Fairness Tools
Several open-source tools make fairness measurement practical: Fairlearn (Microsoft) — Python library for assessing and improving fairness. Provides fairness metrics, visualization dashboards, and mitigation algorithms. AIF360 (IBM) — AI Fairness 360, a comprehensive toolkit with 70+ fairness metrics and 10+ mitigation algorithms. Aequitas (University of Chicago) — bias audit toolkit focused on decision-making systems. What-If Tool (Google) — visual interface for exploring model fairness without code.

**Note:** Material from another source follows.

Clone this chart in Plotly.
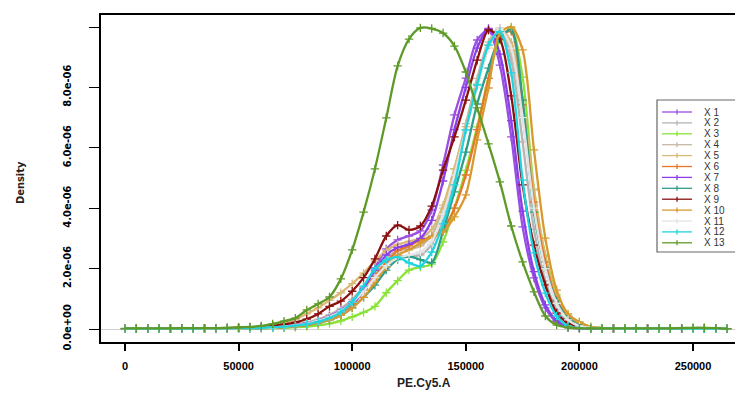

All of these compute the metrics we’ve discussed (demographic parity, equalized odds, calibration) and provide visualizations to help communicate findings to stakeholders.
Fairlearn Example
# Fairlearn: measure fairness metrics
from fairlearn.metrics import (
MetricFrame,
demographic_parity_difference,
equalized_odds_difference,
)
from sklearn.metrics import accuracy_score
# Compute metrics by group
mf = MetricFrame(
metrics=accuracy_score,
y_true=y_test,
y_pred=y_pred,
sensitive_features=gender,
)
print(mf.by_group)
# male: 0.95
# female: 0.87
# Demographic parity difference
dp = demographic_parity_difference(
y_test, y_pred,
sensitive_features=gender)
# dp = 0.15 (15% gap)
Key insight: Fairlearn is the most practical starting point for most teams. It integrates with scikit-learn, provides clear visualizations, and includes both measurement and mitigation tools. Start by measuring — you can’t improve what you don’t measure.